The long-awaited amendments to the residential zones will be gazetted on 27 March 2017 via scheme amendment VC110.

Two dwelling restriction

The most notable change includes the removal of the mandatory two dwelling restriction per lot in the Neighbourhood Residential Zone (NRZ). It appears from the announcement that Councils would not be allowed to introduce restrictions on the number of dwellings by a schedule to the NRZ.

Maximum building height

The key changes are as follows:

  • NRZ – Increasing mandatory maximum height from 8m to 9m but with a two storey maximum.
  • General Residential Zone (GRZ) – Increasing maximum height from 9m (discretionary) to mandatory 11m (three storeys).
  • Residential Growth Zone (RGZ) – Discretionary height limit of 13.5m remains, but Councils can set a mandatory height limit of 13.5m in a schedule to the zone.

Councils have the ability to increase the maximum building height within each zone and for particular sites, but not decrease such heights. A building can exceed the above maximum building heights in limited circumstances, namely:

  • Where the new building replaces an immediately pre-existing building and it does not exceed the pre-existing building’s height or number of storeys
  • There are existing buildings on both abutting allotments that face the same street and the new building does not exceed the height or contain more storeys than the abutting existing buildings
  • The lot is a corner lot abutted by lots with existing buildings and the new building does not exceed the height or contain more storeys than the lower of the abutting existing buildings; or
  • The building was constructed pursuant to a valid building permit that was in effect prior to the date of the gazettal of Amendment VC110.

Minimum garden area A new minimum garden area requirement for lots of 400sqm or greater is contained in the changes proposed to the GRZ and NRZ, as shown in the table below:

Lot size Minimum percentage
400 – 500 sqm 25 per cent
501 – 650 sqm 30 per cent
>650 sqm 35 per cent

The garden area requirement applies even where a permit is not required i.e. for the construction or extension of a dwelling on a lot, and also applies to subdivision applications. This will likely mean that plans of subdivision will be required to nominate the garden area to meet this requirement potentially by showing an indicative building envelope.

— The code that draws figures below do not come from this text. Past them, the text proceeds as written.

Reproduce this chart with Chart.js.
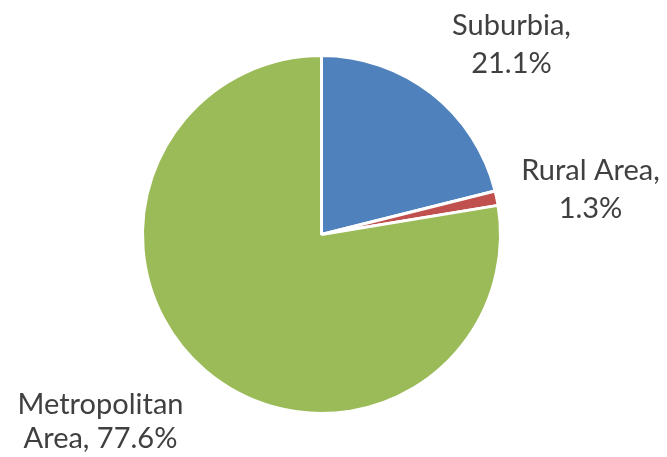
<!DOCTYPE html>
<html lang="en">
<head>
    <meta charset="UTF-8">
    <title>Population by Area</title>
    <script src="https://cdn.jsdelivr.net/npm/chart.js"></script>
    <style>
        html, body { margin: 0; padding: 0; background: #fff; }
        .container { width: 667px; height: 457px; }
    </style>
</head>
<body>
    <div class="container">
        <canvas id="areaChart" width="667" height="457"></canvas>
    </div>

    <script>
        const areas = ['Suburbia', 'Rural Area', 'Metropolitan Area'];
        const shares = [21.1, 1.3, 77.6];
        const colors = ['#4F81BD', '#C0504D', '#9BBB59'];
        // label lines, plus where each label block sits relative to the pie centre
        const labelLines = [['Suburbia,', '21.1%'], ['Rural Area,', '1.3%'], ['Metropolitan', 'Area, 77.6%']];
        const labelOffset = [[190, -190], [269, -45], [-221, 187]];
        const labelGap = [38, 38, 34];

        const outsideLabels = {
            id: 'outsideLabels',
            afterDatasetsDraw(chart) {
                const ctx = chart.ctx;
                const arcs = chart.getDatasetMeta(0).data;
                ctx.save();
                ctx.font = '29px Lato, sans-serif';
                ctx.fillStyle = '#404040';
                ctx.textAlign = 'center';
                ctx.textBaseline = 'middle';
                arcs.forEach((arc, i) => {
                    const cx = arc.x + labelOffset[i][0];
                    const cy = arc.y + labelOffset[i][1];
                    const n = labelLines[i].length;
                    labelLines[i].forEach((line, j) => {
                        ctx.fillText(line, cx, cy + (j - (n - 1) / 2) * labelGap[i]);
                    });
                });
                ctx.restore();
            }
        };

        new Chart(document.getElementById('areaChart'), {
            type: 'pie',
            data: {
                labels: areas,
                datasets: [{
                    data: shares,
                    backgroundColor: colors,
                    borderColor: '#ffffff',
                    borderWidth: 3
                }]
            },
            options: {
                responsive: false,
                animation: false,
                layout: { padding: { top: 54, bottom: 42, left: 0, right: 24 } },
                plugins: {
                    legend: { display: false },
                    tooltip: { enabled: false }
                }
            },
            plugins: [outsideLabels]
        });
    </script>
</body>
</html>
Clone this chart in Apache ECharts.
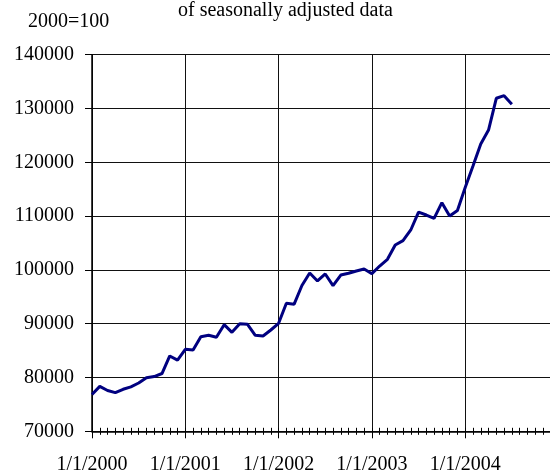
<!DOCTYPE html>
<html><head><meta charset="utf-8">
<script src="https://cdn.jsdelivr.net/npm/echarts@6/dist/echarts.min.js"></script>
<style>html,body{margin:0;padding:0;background:#fff}#c{width:550px;height:473px}</style>
</head><body><div id="c"></div>
<script>
// Monthly index values starting January 2000 (month index 0 = 1/1/2000)
const startYear = 2000;
const values = [76850, 78350, 77580, 77180, 77810, 78270, 78980, 79960, 80180, 80740, 84000, 83220,
  85240, 85100, 87590, 87840, 87470, 89820, 88400, 90000, 89890, 87840, 87710, 88830,
  90070, 93790, 93630, 97100, 99420, 97940, 99240, 97070, 99050, 99370, 99800, 100170,
  99300, 100720, 101970, 104630, 105430, 107420, 110730, 110200, 109590, 112490, 110020, 111040,
  115300, 119310, 123400, 126000, 131900, 132380, 130780];
const yTicks = [70000, 80000, 90000, 100000, 110000, 120000, 130000, 140000];
const xLabels = ['1/1/2000', '1/1/2001', '1/1/2002', '1/1/2003', '1/1/2004'];
const titleText = 'of seasonally adjusted data';
const unitText = '2000=100';

const data = values.map((v, i) => [i, v]);
const font = 'Liberation Serif';
const chart = echarts.init(document.getElementById('c'), null, {renderer: 'canvas'});
const gridLine = {show: true, lineStyle: {color: '#111', width: 1}};
chart.setOption({
  animation: false,
  grid: {left: 92, top: 54.7, bottom: 41.7, width: 466.5, outerBoundsMode: 'none', containLabel: false},
  graphic: [
    {type: 'text', left: 178, top: 1, style: {text: titleText, font: '20px "Liberation Serif"', fill: '#000'}},
    {type: 'text', left: 28, top: 12, style: {text: unitText, font: '20px "Liberation Serif"', fill: '#000'}}
  ],
  xAxis: [
    {type: 'value', min: 0, max: 60, interval: 12, position: 'bottom',
      axisLine: {show: true, onZero: false, lineStyle: {color: '#000', width: 1.5}},
      axisTick: {show: true, length: 7, lineStyle: {color: '#000', width: 1}},
      splitLine: gridLine,
      axisLabel: {show: true, margin: 23, fontFamily: font, fontSize: 20, color: '#000',
        formatter: v => xLabels[v / 12] || ''}},
    {type: 'value', min: 0, max: 60, interval: 1, position: 'bottom',
      axisLine: {show: false}, splitLine: {show: false}, axisLabel: {show: false},
      axisTick: {show: true, length: 3.5, lineStyle: {color: '#000', width: 1}}},
    {type: 'value', min: 0, max: 60, interval: 1, position: 'bottom',
      axisLine: {show: false}, splitLine: {show: false}, axisLabel: {show: false},
      axisTick: {show: true, inside: true, length: 3.5, lineStyle: {color: '#000', width: 1}}}
  ],
  yAxis: {type: 'value', min: yTicks[0], max: yTicks[yTicks.length - 1], interval: 10000,
    axisLine: {show: true, lineStyle: {color: '#000', width: 1.5}},
    axisTick: {show: true, length: 7, lineStyle: {color: '#000'}},
    splitLine: gridLine,
    axisLabel: {margin: 18, fontFamily: font, fontSize: 20, color: '#000', formatter: v => String(v)}},
  series: [{type: 'line', data: data, xAxisIndex: 0, showSymbol: false, symbol: 'none',
    lineStyle: {color: '#000080', width: 3}}]
});
</script></body></html>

‘Garden area’ is defined as “an uncovered outdoor area of a dwelling or residential building normally associated with a garden” and includes:

  • Open entertaining areas
  • Decks
  • Lawns
  • Garden beds
  • swimming pools
  • tennis courts; · etc.

Notably, ‘garden area’ does not include a driveway, any area set aside for car parking any building or roofed area and any area that has a dimension of less than one metre. This will likely see a reduction in covered outdoor entertaining areas, pergolas and the like as this area will not count towards ‘garden area’.

Design objectives

A new clause has been inserted into the RGZ which requires a schedule to the RGZ to contain design objectives to be achieved for the area.

A new purpose has been inserted into the RGZ which ensures that ‘residential development achieves design objectives specified in a schedule’.

Neighbourhood character objectives

A new clause has been inserted into the NRZ which requires a schedule to the NRZ to contain the neighbourhood, heritage, environment or landscape character objectives to be achieved for the area. Notably, the purpose limiting opportunities for increased residential development in the NRZ has been deleted as has reference to the implementation of neighbourhood character policy and adopted neighbourhood character guidelines.

The neighbourhood character requirement in Rescode will continue to apply while waiting for councils to introduce the neighbourhood character objectives for applications lodged following the introduction of Amendment VC110.

A new clause has been inserted into the GRZ which allows Council to insert neighbourhood character objectives to be achieved for the area in a schedule to the GRZ. Unlike in the NRZ, this is not mandatory. The reference to the implementation of neighbourhood character policy and adopted neighbourhood character guidelines has been removed from the purposes of the GRZ.

Transitional provisions

The amendments to the GRZ and NRZ incorporate a transitional provision which provides reassurance to developers who have pending permit applications including subdivision applications.

To avoid any argument that a permit application does not have the benefit of the transitional provisions, amending permit applications that are awaiting decision should be avoided.

Councils have been given three years to align their residential zone schedules to reflect the above changes.